With a tricky fixture list over December, it’s a perfect time for United to be finally playing with confidence. In the midweek victory over Stoke, it was notable that three misfiring players from last season stepped up. United have seemed somewhat reliant upon individuals in recent years: Robin van Persie and Wayne Rooney’s brilliance in 2012/13 brought Sir Alex Ferguson his final title, while expensive recruits dominated the opening to this campaign. But United’s strength has always been about the quality of the understated, reliable squad players, and therefore good performances from unexpected stars has been extremely welcome.
The obvious place to start is Marouane Fellaini. Throughout his debut season, Fellaini was strongly criticised by many Manchester United fans, and he unquestionably struggled to adapt to the expectations of playing for a bigger club. However, the circumstances for the Belgian were extremely difficult – he was making the step up personally, yet found himself being asked to raise the standard of a side enduring their worst run for decades. That’s a tough task for any player, and when Fellaini was considered the teacher’s pet, having followed David Moyes from Everton, it became an even more difficult situation.
In recent weeks, Fellaini’s form has improved considerably. Against Stoke he played a reliable role to the right of midfield, shuttling up and down to offer both defensive strength and attacking firepower. His greatest asset remains his heading, and it was encouraging to see him bombing into the box for the opener, a fierce downwards header from Ander Herrera’s left-wing cross. Few players can compete with Fellaini in the air, especially when he arrives at the far post, and he’d also caused problems in this respect against Arsenal. His all-round game was good. As well as excelling in the air, he tackled back reliably.
His passing was also neat and tidy, complementing his goal threat from right-sided positions.
It was obvious from Fellaini’s time at Everton, however, that he was a quality player. An even bigger surprise has been the form of Ashley Young and Antonio Valencia, who had both endured two poor years – even in Ferguson’s final title-winning season, both were extremely underwhelming.
These two have been reinvented as full-backs under Van Gaal, and despite some nervous moments during their first few games in those positions, they seem to have adjusted well.
Valencia always had those qualities – he’s a rare old-school outside-right who eternally goes down the line rather than cutting inside, and became a Ferguson favourite for his defensive discipline too, often tracking dangerous opposition left-backs nicely. However, he always seemed to panic when used at right-back.

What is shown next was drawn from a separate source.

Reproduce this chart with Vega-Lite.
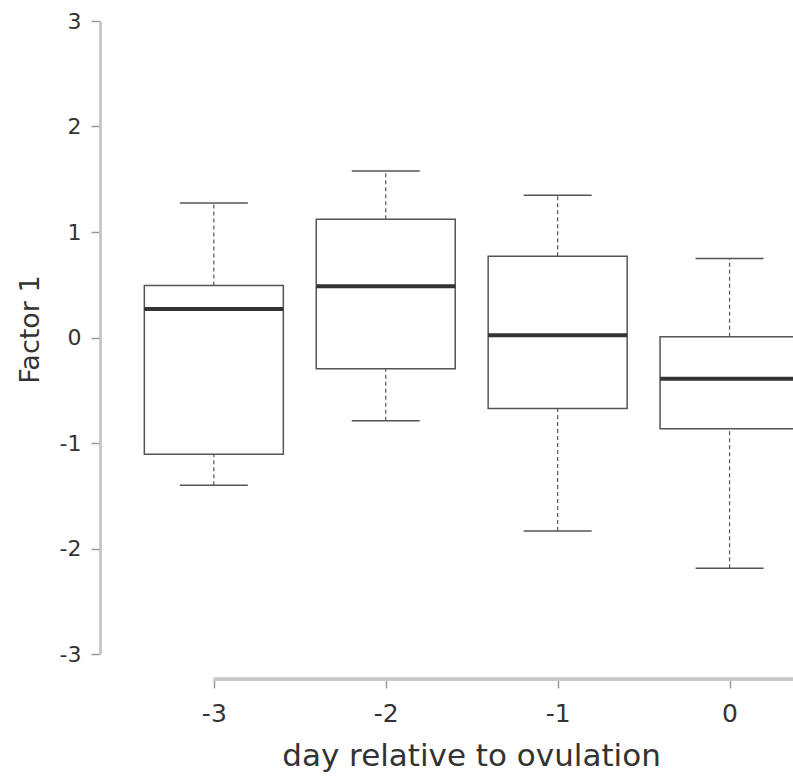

Now, he seems more calm and composed with the ball in deep positions, and more intelligent with his ball-winning, staying on his feet rather than diving into tackles. Against Stoke, he intercepted the ball cleanly, and roared past opponents in the final third.
More amazingly, Young did the same on the opposite flank. He’s been forced to adapt to more defensive positions from the outset, playing at left-back during the second half of the opening day defeat against Swansea, where he was arguably responsible for the concession of the winner.
Now, he looks much more competent. Although a rash tackle resulted in a Stoke free-kick in a dangerous position in stoppage-time, which forced David de Gea into a superb save, Young was largely untroubled.
Again, he made a succession of good interceptions, then twisted and turned away from opponents to find space in advanced positions.
There is still more to come from United, and Van Gaal could do with Rooney and Van Persie getting back to their best - not to mention Angel Di Maria showing the form of his first weeks in the Premier League.
Reliable contributions from the support staff are crucial, and the performances of Fellaini, Valencia and Young - three players who many predicted would leave in the summer - have been an unexpected bonus.